Funds Rate Target
The Committee maintained its forward guidance regarding the federal funds rate target and reaffirmed its view that a highly accommodative stance of monetary policy remains appropriate.
Today’s policy actions reflect the Committee’s assessment that the economy is continuing to make progress toward our objectives of maximum employment and price stability. In the labor market, conditions have improved further. The unemployment rate, at 6.3 percent, is four-tenths lower than at the time of our March meeting, and the broader U-6 measure—which includes marginally attached workers and those working part time but preferring full-time work—has fallen by a similar amount. Even given these declines, however, unemployment remains elevated, and a broader assessment of indicators suggests that underutilization in the labor market remains significant.

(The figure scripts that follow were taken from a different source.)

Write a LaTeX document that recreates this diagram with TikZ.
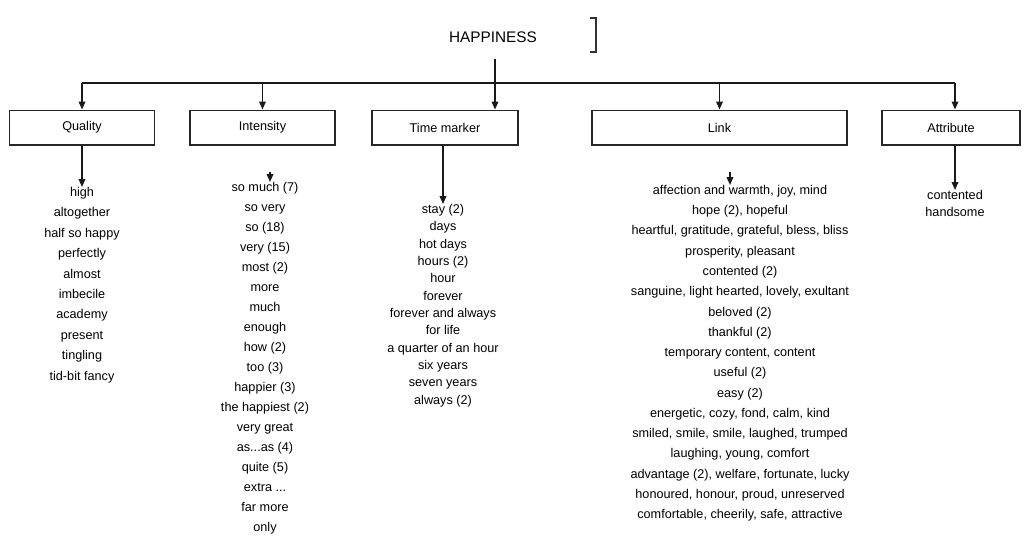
\documentclass[tikz,border=0pt]{standalone}
\usepackage{fontspec}
\setmainfont{Liberation Sans}
\usetikzlibrary{arrows.meta}
\begin{document}
\begin{tikzpicture}[x=0.75pt,y=-0.75pt,
  box/.style={draw=black!85,line width=1pt,minimum height=26pt,inner sep=0pt,font=\fontsize{9.5}{11}\selectfont},
  lbl/.style={font=\fontsize{11.5}{13}\selectfont,inner sep=0pt},
  lst/.style={font=\fontsize{9.5}{15}\selectfont,align=center,inner sep=0pt,anchor=north},
  conn/.style={draw=black!90,line width=1.1pt},
  arr/.style={conn,-{Triangle[length=6pt,width=5pt]}}]
\useasboundingbox (0,0) rectangle (1030,536);
% root
\node[lbl] (root) at (493,37) {HAPPINESS};
\coordinate (rb1) at (590,18);
\coordinate (rb2) at (596,18);
\coordinate (rb3) at (596,52);
\coordinate (rb4) at (590,52);
\draw[line width=0.8pt,black!80] (rb1) -- (rb2) -- (rb3) -- (rb4);
% boxes
\node[box,minimum width=108.75pt] (q) at (82,127.5) {Quality};
\node[box,minimum width=108.75pt] (i) at (262.5,127.5) {Intensity};
\node[box,minimum width=109.5pt] (t) at (445,127.5) {Time marker};
\node[box,minimum width=191.25pt] (l) at (719.5,127.5) {Link};
\node[box,minimum width=103.5pt] (a) at (951,127.5) {Attribute};
% bus
\coordinate (j) at (495,83);
\coordinate (bq) at (82,83);
\coordinate (ba) at (955,83);
\draw[conn,shorten <=12pt] (j |- root.south) -- (j);
\draw[conn] (bq) -- (ba);
\draw[arr] (bq) -- (q.north);
\draw[arr] (i.north |- j) -- (i.north);
\draw[arr] (j) -- (j |- t.north);
\draw[arr] (l.north |- j) -- (l.north);
\draw[arr] (ba) -- (ba |- a.north);
% lists
\node[lst,font=\fontsize{9.5}{15.3}\selectfont] (ql) at (82,187) {high\\altogether\\half so happy\\perfectly\\almost\\imbecile\\academy\\present\\tingling\\tid-bit fancy};
\node[lst] (il) at (265,182) {so much (7)\\so very\\so (18)\\very (15)\\most (2)\\more\\much\\enough\\how (2)\\too (3)\\happier (3)\\the happiest (2)\\very great\\as...as (4)\\quite (5)\\extra ...\\far more\\only};
\node[lst,font=\fontsize{9.5}{13}\selectfont] (tl) at (443,204) {stay (2)\\days\\hot days\\hours (2)\\hour\\forever\\forever and always\\for life\\a quarter of an hour\\six years\\seven years\\always (2)};
\node[lst,font=\fontsize{9.5}{15.2}\selectfont] (ll) at (740,185) {affection and warmth, joy, mind\\hope (2), hopeful\\heartful, gratitude, grateful, bless, bliss\\prosperity, pleasant\\contented (2)\\sanguine, light hearted, lovely, exultant\\beloved (2)\\thankful (2)\\temporary content, content\\useful (2)\\easy (2)\\energetic, cozy, fond, calm, kind\\smiled, smile, smile, laughed, trumped\\laughing, young, comfort\\advantage (2), welfare, fortunate, lucky\\honoured, honour, proud, unreserved\\comfortable, cheerily, safe, attractive};
\node[lst,font=\fontsize{9.5}{13}\selectfont] (al) at (955,190) {contented\\handsome};
% down arrows
\coordinate (is) at (270,172);
\coordinate (ls) at (730,172);
\draw[arr] (q.south) -- (ql.north);
\draw[arr] (is) -- (is |- il.north);
\draw[arr] (t.south -| tl.north) -- (tl.north);
\draw[arr] (ls) -- (ls |- ll.north);
\draw[arr] (ba |- a.south) -- (ba |- al.north);
\end{tikzpicture}
\end{document}
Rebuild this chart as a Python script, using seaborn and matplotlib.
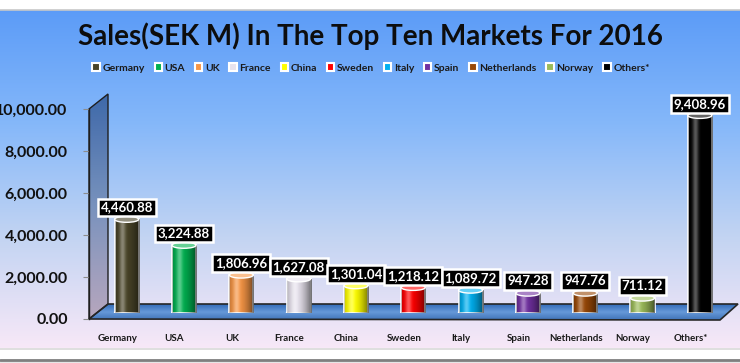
import numpy as np
import matplotlib
matplotlib.use("Agg")
import matplotlib.pyplot as plt
import seaborn as sns
from matplotlib.patches import Polygon, Ellipse, Patch
from matplotlib.colors import to_rgb

# Chart data
markets = ["Germany", "USA", "UK", "France", "China", "Sweden", "Italy",
           "Spain", "Netherlands", "Norway", "Others*"]
sales = [4460.88, 3224.88, 1806.96, 1627.08, 1301.04, 1218.12, 1089.72,
         947.28, 947.76, 711.12, 9408.96]
colors = ["#4a4529", "#00b050", "#f79646", "#e8e3ee", "#ffff00", "#ff0000",
          "#00b0f0", "#7030a0", "#984807", "#9bbb59", "#000000"]
y_ticks = [0, 2000, 4000, 6000, 8000, 10000]

W, H = 740, 363


def fx(x):
    return x / W


def fy(y):
    return 1 - y / H


sns.set_style("white")
plt.rcParams['font.family'] = ['Lato', 'DejaVu Sans']

fig = plt.figure(figsize=(W / 100, H / 100), dpi=100)
fig.patch.set_facecolor("white")

# Decoration layer in pixel coordinates (background, wall, floor)
deco = fig.add_axes([0, 0, 1, 1], zorder=0)
deco.set_xlim(0, W)
deco.set_ylim(H, 0)
deco.axis("off")

# background gradient
stops = np.array([[0.36, 0.61, 0.97], [0.52, 0.72, 0.98], [0.76, 0.83, 0.95], [0.97, 0.91, 0.97]])
t = np.linspace(0, 1, 256)
grad = np.stack([np.interp(t, np.linspace(0, 1, len(stops)), stops[:, k]) for k in range(3)], axis=1)
deco.imshow(grad[:, None, :], extent=[0, W, 348, 10], aspect="auto", zorder=0)
deco.axhline(9.5, color="#c8c8c8", lw=1.2)
deco.axhline(348.5, color="#d9d9d9", lw=1.2)
deco.axhline(360, color="#7f7f7f", lw=2)
deco.axhspan(361, H, color="#e6e6e6")

# side wall
wall = Polygon([[89, 319], [89, 109], [108, 94], [108, 304]], closed=True,
               fc="none", ec="#1f1f1f", lw=1, zorder=3)
deco.add_patch(wall)
wstops = np.array([[0.22, 0.38, 0.63], [0.45, 0.55, 0.72], [0.70, 0.63, 0.72]])
wt = np.linspace(0, 1, 128)
wgrad = np.stack([np.interp(wt, [0, 0.5, 1], wstops[:, k]) for k in range(3)], axis=1)
wim = deco.imshow(wgrad[:, None, :], extent=[89, 108, 319, 94], aspect="auto", zorder=2, alpha=0.9)
wim.set_clip_path(wall)

# floor
floor = Polygon([[89, 319], [108, 304], [738, 304], [720, 320]], closed=True,
                fc="none", ec="#262626", lw=1.2, zorder=3)
deco.add_patch(floor)
fstops = np.array([[0.20, 0.42, 0.72], [0.40, 0.60, 0.85], [0.25, 0.45, 0.72]])
ft = np.linspace(0, 1, 64)
fgrad = np.stack([np.interp(ft, [0, 0.5, 1], fstops[:, k]) for k in range(3)], axis=1)
fim = deco.imshow(fgrad[:, None, :], extent=[89, 738, 320, 304], aspect="auto", zorder=2)
fim.set_clip_path(floor)
deco.set_xlim(0, W)
deco.set_ylim(H, 0)

# Front plane axes: value axis and category labels
axf = fig.add_axes([fx(88.5), fy(319), (719 - 88.5) / W, (319 - 109) / H], zorder=1)
axf.patch.set_alpha(0)
axf.set_xlim(-0.5, 10.5)
axf.set_ylim(0, 10000)
axf.set_yticks(y_ticks)
axf.set_yticklabels([f"{v:,.2f}" for v in y_ticks], fontsize=11.5, fontweight="bold", color="#111111")
axf.set_xticks(range(len(markets)))
axf.set_xticklabels(markets, fontsize=7, fontweight="bold", color="#1a1a1a")
axf.tick_params(axis="y", length=4, color="#8c8c8c", pad=11, left=True)
axf.tick_params(axis="x", length=0, pad=11)
for side in ["top", "right", "bottom"]:
    axf.spines[side].set_visible(False)
axf.spines["left"].set_color("#1f1f1f")
axf.spines["left"].set_linewidth(1)
axf.grid(False)

# Bars axes (mid-depth plane)
ax = fig.add_axes([fx(98), fy(313), (728.5 - 98) / W, (313 - 103) / H], zorder=2)
ax.patch.set_alpha(0)
sns.barplot(x=markets, y=sales, hue=markets, palette=colors, legend=False,
            width=0.42, saturation=1, edgecolor="white", linewidth=1.2, ax=ax)
ax.set_xlim(-0.5, 10.5)
ax.set_ylim(0, 10000)
ax.axis("off")

ell_h = 6 / 210 * 10000
tt = np.linspace(0, 1, 64)
dark = np.zeros((1, 64, 4))
dark[0, :, 3] = 0.55 * (np.abs(tt - 0.35) / 0.65) ** 1.6
light = np.ones((1, 64, 4))
light[0, :, 3] = 0.35 * np.exp(-((tt - 0.3) / 0.12) ** 2)

for i, p in enumerate(list(ax.patches)):
    x0, w, h = p.get_x(), p.get_width(), p.get_height()
    col = np.array(to_rgb(colors[i]))
    # rounded bottom
    ax.add_patch(Ellipse((x0 + w / 2, 0), w, ell_h, fc=colors[i], ec="white", lw=1.2, zorder=p.zorder - 0.1))
    for shade in (dark, light):
        im = ax.imshow(shade, extent=[x0, x0 + w, 0, h], aspect="auto", zorder=p.zorder + 0.1)
        im.set_clip_path(p)
    # top cap
    cap = col * 0.6 + 0.4
    ax.add_patch(Ellipse((x0 + w / 2, h), w, ell_h, fc=cap, ec="white", lw=1, zorder=p.zorder + 0.2))
    ax.annotate(f"{sales[i]:,.2f}", xy=(x0 + w / 2, h), xytext=(0, 8.5), textcoords="offset points",
                ha="center", va="center", color="white", fontsize=9.5, fontweight="bold",
                annotation_clip=False, zorder=10,
                bbox=dict(boxstyle="square,pad=0.22", fc="black", ec="white", lw=1.8))
ax.set_xlim(-0.5, 10.5)
ax.set_ylim(0, 10000)

# Title and legend
fig.text(0.5, fy(36), "Sales(SEK M) In The Top Ten Markets For 2016", ha="center", va="center",
         fontsize=20, fontweight="bold", color="#0d0d0d")
handles = [Patch(fc=c, ec="white", lw=1.5) for c in colors]
fig.legend(handles, markets, loc="center", bbox_to_anchor=(fx(371), fy(68)), ncol=len(markets),
           frameon=False, handlelength=0.7, handleheight=0.7, handletextpad=0.25,
           columnspacing=0.95, prop={"size": 7.5, "weight": "bold"}, labelcolor="#1a1a1a")

fig.savefig("out.png", dpi=100)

Although real GDP declined in the first quarter, this decline appears to have resulted mainly from transitory factors. Private domestic final demand—that is, spending by domestic households and businesses—continued to expand in the first quarter, and the limited set of indicators of spending and production in the second quarter have picked up. The Committee thus believes that economic activity is rebounding in the current quarter and will continue to expand at a moderate pace thereafter. Overall, the Committee continues to see sufficient underlying strength in the economy to support ongoing improvement in the labor market.
Inflation has continued to run below the Committee’s 2 percent objective, and the Committee remains mindful that inflation running persistently below its objective could pose risks to economic performance. Given that longer-term inflation expectations appear to be well anchored, and in light of the ongoing recovery in the United States and in many economies around the world, the Committee continues to expect inflation to move gradually back toward its objective. The Committee will continue to assess incoming data carefully to ensure that policy is consistent with attaining the FOMC’s longer-run objectives of maximum employment and inflation of 2 percent.